Sehnen, stark wie Drahtseile

Kontraktionsspannung ist hundertfach stärker ist als die von Muskelkraft.

Neue Eigenschaften des Kollagens hat ein Forscherteam am MPI für Kolloid- und Grenz­flächen­forschung entdeckt: Während der Einlagerung von Mineralen in Kollagen­fasern entsteht eine Kontraktions­spannung, die hundert­fach stärker ist als die von Muskel­kraft. „Dieser univer­selle Mechanismus der Minerali­sation von organischen Faser­geweben könnte auf technische Hybrid­materialien über­tragen werden, um dort beispiels­weise eine hohe Bruch­festig­keit zu erreichen,“ sagt Peter Fratzl vom MPIKG.

Abb.: Kollagen­faser­bündel nach der Minera­li­sa­tion mit...
Abb.: Kollagen­faser­bündel nach der Minera­li­sa­tion mit Strontium-Karbonat. (Bild: MPIKG)

Das faserbildende Struktur­protein Kollagen kommt unter anderem in Sehnen, der Haut und Knochen vor. Die Festigkeit von Knochen beruht auf dem struktu­rellen Zusammen­spiel von weichen, organischen Kollagen­fasern und den darin eingebetteten harten, kristal­linen Mineral­partikeln, demnach einem Hybrid­material. Durch das Kollagen bekommen die Mineral­partikel eine aktive Vorspannung. Einen vergleich­baren Mechanismus nutzen Bau­ingenieure in Spannbeton, um mit Hilfe von hochfestem Stahl Beton vorzuspannen und damit riss­resistente Bauelemente herzu­stellen. „Auch aus medizi­nischer und biologischer Sicht ist es interessant zu verstehen, was beim Prozess der Minerali­sation in Knochen passiert,“ sagt Wolfgang Wager­maier, Gruppen­leiter am MPIKG. „Viele Knochen­krank­heiten gehen mit Veränderungen des Mineral­gehalts in Knochen und dadurch veränderten Eigen­schaften einher.“

Am MPIKG hat eine Forscher­gruppe um den chinesischen Gast­forscher Hang Ping jetzt entdeckt, dass die künstliche Einlagerung von unter­schied­lichen Mineralen in Kollagen­fasern zu einer Verkürzung dieser Fasern mit Spannungen von bis zu hundert Kilogramm pro Quadrat­zenti­meter führt. Das entspricht etwa dem Hundert­fachen von Muskel­kraft. Die damit einher­gehenden Verände­rungen der Kollagen­struktur wurden mittels Röntgen­beugung am Synchrotron BESSY II in Berlin-Adlershof beobachtet, während die Minera­li­sation statt­findet. Dieses Zusammen­ziehen der Fasern geschieht offenbar bei der Mineral-Einlagerung in das Kollagen und setzt damit das Mineral unter enormen Druck, was die Bruch­festig­keit des Komposit­materials erhöht.

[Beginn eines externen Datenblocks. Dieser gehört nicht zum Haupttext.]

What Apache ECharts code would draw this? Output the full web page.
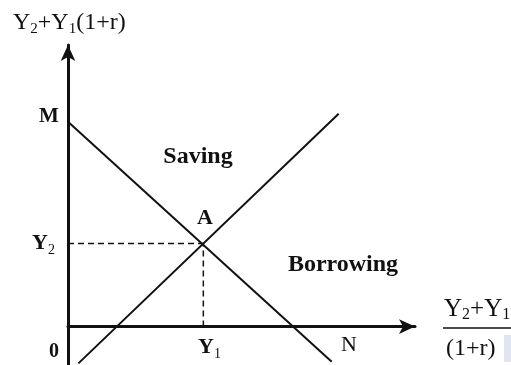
<!DOCTYPE html>
<html>
<head>
<meta charset="utf-8">
<title>Saving and borrowing</title>
<script src="https://cdn.jsdelivr.net/npm/echarts@6/dist/echarts.min.js"></script>
<style>
  html, body { margin: 0; padding: 0; background: #fff; }
  #chart { width: 511px; height: 365px; }
</style>
</head>
<body>
<div id="chart"></div>
<script>
// lines of the diagram, in axis units (origin = 0)
const budgetLine = [[0, 6.4], [7.6, -1.1]]     // M -> N
const risingLine = [[0.3, -1.15], [7.8, 6.65]]
const pointA = [3.9, 2.6]
const dashY2 = [[0, pointA[1]], pointA]
const dashY1 = [[pointA[0], 0], pointA]

const serif = '"Liberation Serif", "Times New Roman", serif'
const sub = (size) => ({ fontSize: size, fontFamily: serif, verticalAlign: 'bottom', lineHeight: 28 })
const main = (size, weight) => ({ fontSize: size, fontFamily: serif, fontWeight: weight, lineHeight: 24 })

const chart = echarts.init(document.getElementById('chart'), null, { renderer: 'canvas' })

const lineSeries = (data, width, type) => ({
  type: 'line',
  data: data,
  symbol: 'none',
  silent: true,
  animation: false,
  lineStyle: { color: '#111', width: width, type: type || 'solid' },
})

const text = (x, y, str, size, weight, align) => ({
  type: 'text',
  silent: true,
  style: {
    x: x,
    y: y,
    text: str,
    align: align || 'center',
    verticalAlign: 'middle',
    fill: '#111',
    fontSize: size,
    fontFamily: serif,
    fontWeight: weight || 'normal',
    rich: {
      m: main(size, weight || 'normal'),
      s: sub(Math.round(size * 0.62)),
    },
  },
})

chart.setOption({
  animation: false,
  grid: { left: 68, top: 45, width: 347, height: 320 },
  xAxis: {
    type: 'value',
    min: 0,
    max: 10,
    axisLine: {
      show: true,
      onZero: true,
      symbol: ['none', 'arrow'],
      symbolSize: [11, 16],
      lineStyle: { color: '#111', width: 3 },
    },
    axisTick: { show: false },
    axisLabel: { show: false },
    splitLine: { show: false },
  },
  yAxis: {
    type: 'value',
    min: -1.2,
    max: 8.8,
    axisLine: {
      show: true,
      onZero: false,
      symbol: ['none', 'arrow'],
      symbolSize: [11, 16],
      lineStyle: { color: '#111', width: 3 },
    },
    axisTick: { show: false },
    axisLabel: { show: false },
    splitLine: { show: false },
  },
  series: [
    lineSeries(budgetLine, 2),
    lineSeries(risingLine, 2),
    lineSeries(dashY2, 1.5, [6, 4]),
    lineSeries(dashY1, 1.5, [6, 4]),
  ],
  graphic: [
    text(13, 23, '{m|Y}{s|2}{m|+Y}{s|1}{m|(1+r)}', 24, 'normal', 'left'),
    text(49, 117, 'M', 21, 'bold'),
    text(198, 157, 'Saving', 24, 'bold'),
    text(205, 218, 'A', 22, 'bold'),
    text(32, 243, '{m|Y}{s|2}', 22, 'bold', 'left'),
    text(343, 265, 'Borrowing', 24, 'bold'),
    text(54, 352, '0', 20, 'bold'),
    text(198, 347, '{m|Y}{s|1}', 22, 'bold', 'left'),
    text(349, 345, 'N', 22),
    text(444, 309, '{m|Y}{s|2}{m|+Y}{s|1}', 25, 'normal', 'left'),
    {
      type: 'line',
      silent: true,
      shape: { x1: 443, y1: 328, x2: 511, y2: 328 },
      style: { stroke: '#111', lineWidth: 1.5 },
    },
    text(446, 349, '(1+r)', 24, 'normal', 'left'),
    {
      type: 'rect',
      silent: true,
      shape: { x: 504, y: 335, width: 7, height: 27 },
      style: { fill: '#dfe6f1' },
    },
  ],
})

window.addEventListener('resize', () => chart.resize())
</script>
</body>
</html>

Die Forschungsarbeit zeigt nicht nur, dass diese besondere Eigenschaft des Kollagens zur Festigkeit von minera­li­sierten Geweben wie Knochen beiträgt, sondern entwirft auch ein Konzept, das auf technische Hybrid­materialien mit heraus­ragenden mechanischen Eigen­schaften über­tragen werden kann. Gleich­zeitig tragen die Erkennt­nisse dieser Arbeit dazu bei, biologische Prozesse während der Minera­li­sation von Geweben und den Einfluss des Minera­li­sa­tions­grades auf makro­sko­pische Material­eigen­schaften besser zu verstehen.